Toutefois, je crois que nous avons un problème d’élite. Celle-ci se distingue du nombre. Elle fait partie de ceux qui, par leurs mérites et qualités, prennent le dessus sur la société pour la commander. Il y a des élites dans tous les domaines. Seulement, nous sommes dans un système qui ne produit pas cela. Or nous devons remettre en question notre société. La révolution ne se fait pas au niveau des individus mais des structures. C’est la société qui est malade. Avons-nous réussi à construire cette société…

Reconnaissez-vous là que vous êtes incapables et peut-être inconscients ? 
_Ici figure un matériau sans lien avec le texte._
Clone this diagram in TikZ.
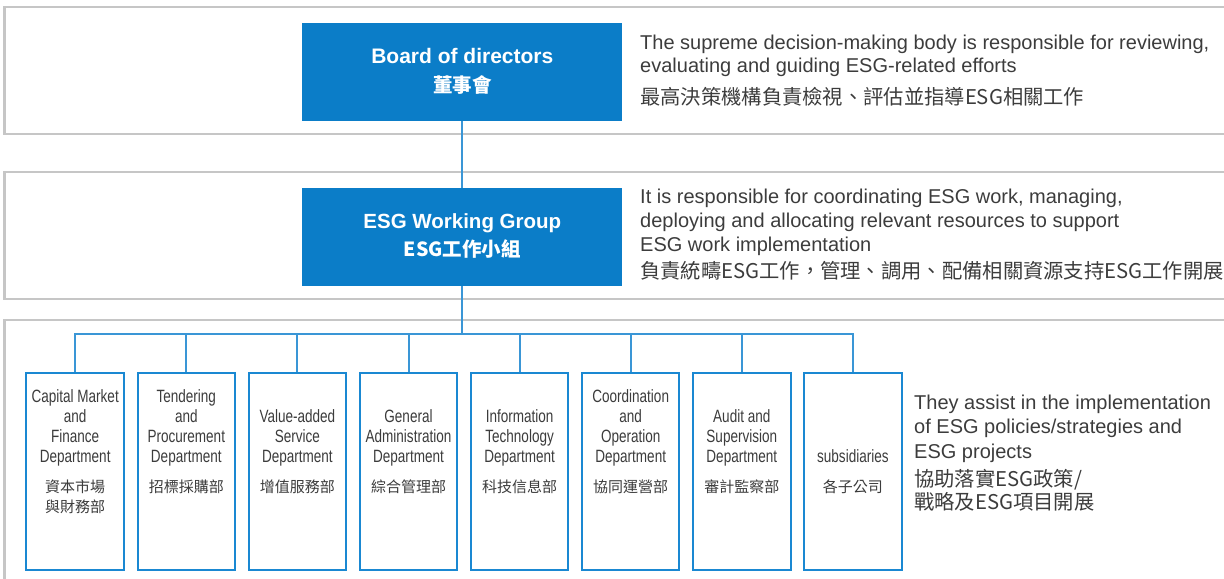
\documentclass[tikz,border=0pt]{standalone}
\usepackage{fontspec}
\setmainfont{Liberation Sans}
\newfontfamily\cjk{Noto Sans CJK TC}
\newfontfamily\narrowfont[FakeStretch=0.76]{Liberation Sans}
\definecolor{boxblue}{HTML}{0B7DC8}
\definecolor{deptblue}{HTML}{1A88D2}
\definecolor{connblue}{HTML}{3A96D6}
\definecolor{framegray}{HTML}{C6C6C6}
\definecolor{textgray}{HTML}{3C3C3C}
\begin{document}
\begin{tikzpicture}[x=1bp,y=-1bp,
  frame/.style={draw=framegray, line width=2bp},
  bluebox/.style={fill=boxblue, draw=none, minimum width=320bp, minimum height=98bp, inner sep=0pt, text=white},
  dept/.style={draw=deptblue, line width=2bp, fill=white, minimum width=97.5bp, minimum height=197bp, inner sep=0pt},
  conn/.style={draw=connblue, line width=2bp},
  depten/.style={inner sep=0pt, text=textgray, font=\narrowfont\fontsize{17.8bp}{20bp}\selectfont, anchor=base},
  deptcjk/.style={inner sep=0pt, text=textgray, font=\cjk\fontsize{15bp}{20bp}\selectfont, anchor=base},
  descen/.style={inner sep=0pt, text=textgray, anchor=base west},
  desccjk/.style={inner sep=0pt, text=textgray, anchor=base west},
]
\useasboundingbox (0,0) rectangle (1224,579);

% background frames (open to the right / bottom)
\draw[frame] (1224,7.5) -- (4.5,7.5) -- (4.5,134) -- (1224,134);
\draw[frame] (1224,172) -- (4.5,172) -- (4.5,299) -- (1224,299);
\draw[frame] (1224,319.5) -- (4.5,319.5) -- (4.5,585);

% main boxes
\node[bluebox] (board) at (462.3,72) {\begin{tabular}{@{}c@{}}{\fontsize{21bp}{25bp}\selectfont\bfseries Board of directors}\\[8bp]{\cjk\bfseries\fontsize{19.5bp}{24bp}\selectfont 董事會}\end{tabular}};
\node[bluebox] (esg) at (462.3,237) {\begin{tabular}{@{}c@{}}{\fontsize{20.5bp}{25bp}\selectfont\bfseries ESG Working Group}\\[8bp]{\cjk\bfseries\fontsize{19.5bp}{24bp}\selectfont ESG工作小組}\end{tabular}};

% department boxes
\foreach \i/\cx in {1/75.2,2/186.3,3/297.4,4/408.5,5/519.6,6/630.7,7/741.8,8/852.9}{
  \node[dept] (d\i) at (\cx,471.5) {};
}

% connectors
\coordinate (bus) at (462.3,334);
\draw[conn] (board.south) -- (esg.north);
\draw[conn] (esg.south) -- (bus);
\foreach \i in {1,...,8}{
  \draw[conn] (bus) -| (d\i.north);
}

% department texts
\node[depten] (d1e) at (d1 |- 0,462.7) {\begin{tabular}[b]{@{}c@{}}Capital Market\\and\\Finance\\Department\end{tabular}};
\node[deptcjk] (d1c) at (d1 |- 0,492) {\begin{tabular}[t]{@{}c@{}}資本市場\\與財務部\end{tabular}};
\node[depten] (d2e) at (d2 |- 0,462.7) {\begin{tabular}[b]{@{}c@{}}Tendering\\and\\Procurement\\Department\end{tabular}};
\node[deptcjk] (d2c) at (d2 |- 0,492) {\begin{tabular}[t]{@{}c@{}}招標採購部\end{tabular}};
\node[depten] (d3e) at (d3 |- 0,462.7) {\begin{tabular}[b]{@{}c@{}}Value-added\\Service\\Department\end{tabular}};
\node[deptcjk] (d3c) at (d3 |- 0,492) {\begin{tabular}[t]{@{}c@{}}增值服務部\end{tabular}};
\node[depten] (d4e) at (d4 |- 0,462.7) {\begin{tabular}[b]{@{}c@{}}General\\Administration\\Department\end{tabular}};
\node[deptcjk] (d4c) at (d4 |- 0,492) {\begin{tabular}[t]{@{}c@{}}綜合管理部\end{tabular}};
\node[depten] (d5e) at (d5 |- 0,462.7) {\begin{tabular}[b]{@{}c@{}}Information\\Technology\\Department\end{tabular}};
\node[deptcjk] (d5c) at (d5 |- 0,492) {\begin{tabular}[t]{@{}c@{}}科技信息部\end{tabular}};
\node[depten] (d6e) at (d6 |- 0,462.7) {\begin{tabular}[b]{@{}c@{}}Coordination\\and\\Operation\\Department\end{tabular}};
\node[deptcjk] (d6c) at (d6 |- 0,492) {\begin{tabular}[t]{@{}c@{}}協同運營部\end{tabular}};
\node[depten] (d7e) at (d7 |- 0,462.7) {\begin{tabular}[b]{@{}c@{}}Audit and\\Supervision\\Department\end{tabular}};
\node[deptcjk] (d7c) at (d7 |- 0,492) {\begin{tabular}[t]{@{}c@{}}審計監察部\end{tabular}};
\node[depten] (d8e) at (d8 |- 0,462.7) {\begin{tabular}[b]{@{}c@{}}subsidiaries\end{tabular}};
\node[deptcjk] (d8c) at (d8 |- 0,492) {\begin{tabular}[t]{@{}c@{}}各子公司\end{tabular}};

% descriptions
\node[descen, font=\fontsize{20bp}{23bp}\selectfont] (t1e) at (640,50) {\begin{tabular}[t]{@{}l@{}}The supreme decision-making body is responsible for reviewing,\\evaluating and guiding ESG-related efforts\end{tabular}};
\node[desccjk, font=\cjk\fontsize{20.3bp}{23bp}\selectfont] (t1c) at (640,105) {最高決策機構負責檢視、評估並指導ESG相關工作};

\node[descen, font=\fontsize{20bp}{24bp}\selectfont] (t2e) at (640,203.3) {\begin{tabular}[t]{@{}l@{}}It is responsible for coordinating ESG work, managing,\\deploying and allocating relevant resources to support\\ESG work implementation\end{tabular}};
\node[desccjk, font=\cjk\fontsize{20.3bp}{23bp}\selectfont] (t2c) at (640,279) {負責統疇ESG工作，管理、調用、配備相關資源支持ESG工作開展};

\node[descen, font=\fontsize{20bp}{24.5bp}\selectfont] (t3e) at (914,409) {\begin{tabular}[t]{@{}l@{}}They assist in the implementation\\of ESG policies/strategies and\\ESG projects\end{tabular}};
\node[desccjk, font=\cjk\fontsize{20.3bp}{22bp}\selectfont] (t3c) at (914,486) {\begin{tabular}[t]{@{}l@{}}協助落實ESG政策/\\戰略及ESG項目開展\end{tabular}};
\end{tikzpicture}
\end{document}
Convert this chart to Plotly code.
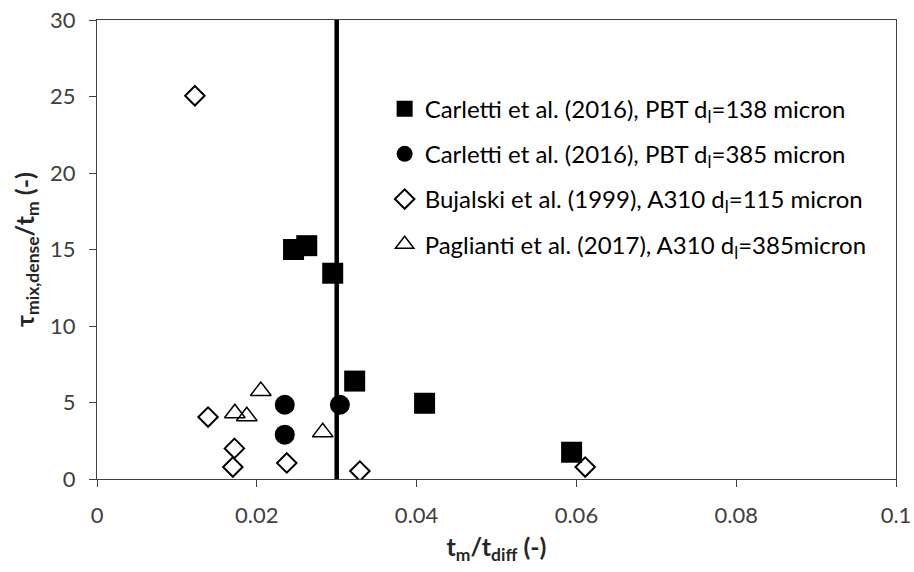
import plotly.graph_objects as go

# Data
carletti138_x = [0.0246, 0.02625, 0.0295, 0.03225, 0.0410, 0.0594]
carletti138_y = [15.0, 15.25, 13.45, 6.4, 4.95, 1.75]

carletti385_x = [0.0235, 0.0235, 0.0304]
carletti385_y = [4.85, 2.9, 4.85]

bujalski_x = [0.01225, 0.0139, 0.0172, 0.0170, 0.02375, 0.0329, 0.0611]
bujalski_y = [25.05, 4.05, 2.0, 0.78, 1.05, 0.52, 0.78]

paglianti_x = [0.0205, 0.01725, 0.01875, 0.02825]
paglianti_y = [5.75, 4.3, 4.1, 3.05]

limit_x = [0.03, 0.03]
limit_y = [0, 30]

x_ticks = [0, 0.02, 0.04, 0.06, 0.08, 0.1]
x_ticklabels = ["0", "0.02", "0.04", "0.06", "0.08", "0.1"]
y_ticks = [0, 5, 10, 15, 20, 25, 30]

names = [
    "Carletti et al. (2016), PBT d<sub>l</sub>=138 micron",
    "Carletti et al. (2016), PBT d<sub>l</sub>=385 micron",
    "Bujalski et al. (1999), A310 d<sub>l</sub>=115 micron",
    "Paglianti et al. (2017), A310 d<sub>l</sub>=385micron",
]

FONT = "Lato, 'Open Sans', sans-serif"

fig = go.Figure()
fig.add_trace(go.Scatter(x=limit_x, y=limit_y, mode="lines",
                         line=dict(color="black", width=4.5), showlegend=False,
                         hoverinfo="skip"))
fig.add_trace(go.Scatter(x=carletti138_x, y=carletti138_y, mode="markers", name=names[0],
                         legendgroup="a",
                         marker=dict(symbol="square", size=21, color="black")))
fig.add_trace(go.Scatter(x=carletti385_x, y=carletti385_y, mode="markers", name=names[1],
                         legendgroup="b",
                         marker=dict(symbol="circle", size=20, color="black")))
fig.add_trace(go.Scatter(x=bujalski_x, y=bujalski_y, mode="markers", name=names[2],
                         legendgroup="c",
                         marker=dict(symbol="diamond-open", size=15, color="black",
                                     line=dict(width=2, color="black"))))
fig.add_trace(go.Scatter(x=paglianti_x, y=paglianti_y, mode="markers", name=names[3],
                         legendgroup="d",
                         marker=dict(symbol="triangle-up-open", size=18, color="black",
                                     line=dict(width=1.5, color="black"))))

axis_common = dict(showline=True, linecolor="#404040", linewidth=1.3, mirror=True,
                   showgrid=False, zeroline=False, ticks="outside", ticklen=7,
                   tickcolor="#404040", tickwidth=1.3, automargin=False,
                   ticklabelstandoff=9,
                   tickfont=dict(family=FONT, size=22, color="#404040"))

fig.update_layout(
    width=914, height=572,
    margin=dict(l=97, r=18, t=20, b=93),
    plot_bgcolor="white", paper_bgcolor="white",
    font=dict(family=FONT, color="black"),
    xaxis=dict(range=[0, 0.1], tickvals=x_ticks, ticktext=x_ticklabels,
               title=dict(text="<b>t<sub>m</sub>/t<sub>diff</sub> (-)</b>",
                          font=dict(family=FONT, size=25, color="#262626"), standoff=11),
               **axis_common),
    yaxis=dict(range=[0, 30], tickvals=y_ticks,
               title=dict(text="<b>τ<sub>mix,dense</sub>/t<sub>m</sub> (-)</b>",
                          font=dict(family=FONT, size=25, color="#262626"), standoff=8),
               **axis_common),
    legend=dict(x=0.36, y=0.855, xanchor="left", yanchor="top",
                bgcolor="rgba(0,0,0,0)", tracegroupgap=11,
                font=dict(family=FONT, size=24, color="black")),
)

fig.write_html("out.html")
Nous ne sommes pas inconscients. Mais nous n’arrivons pas à mettre en place un mécanisme, une mécanique qui reflète notre désir de vivre, notre savoir-faire, notre désir de vivre ensemble. Il n’y a pas de mécanique. Tout est nouveau…

Alors, tout est perdu ? 

Non. Seulement, le parlement est là pour voter des lois faibles en vue de donner des avantages aux étrangers. Qu’à cela ne tienne, ne perdons pas d’espoir.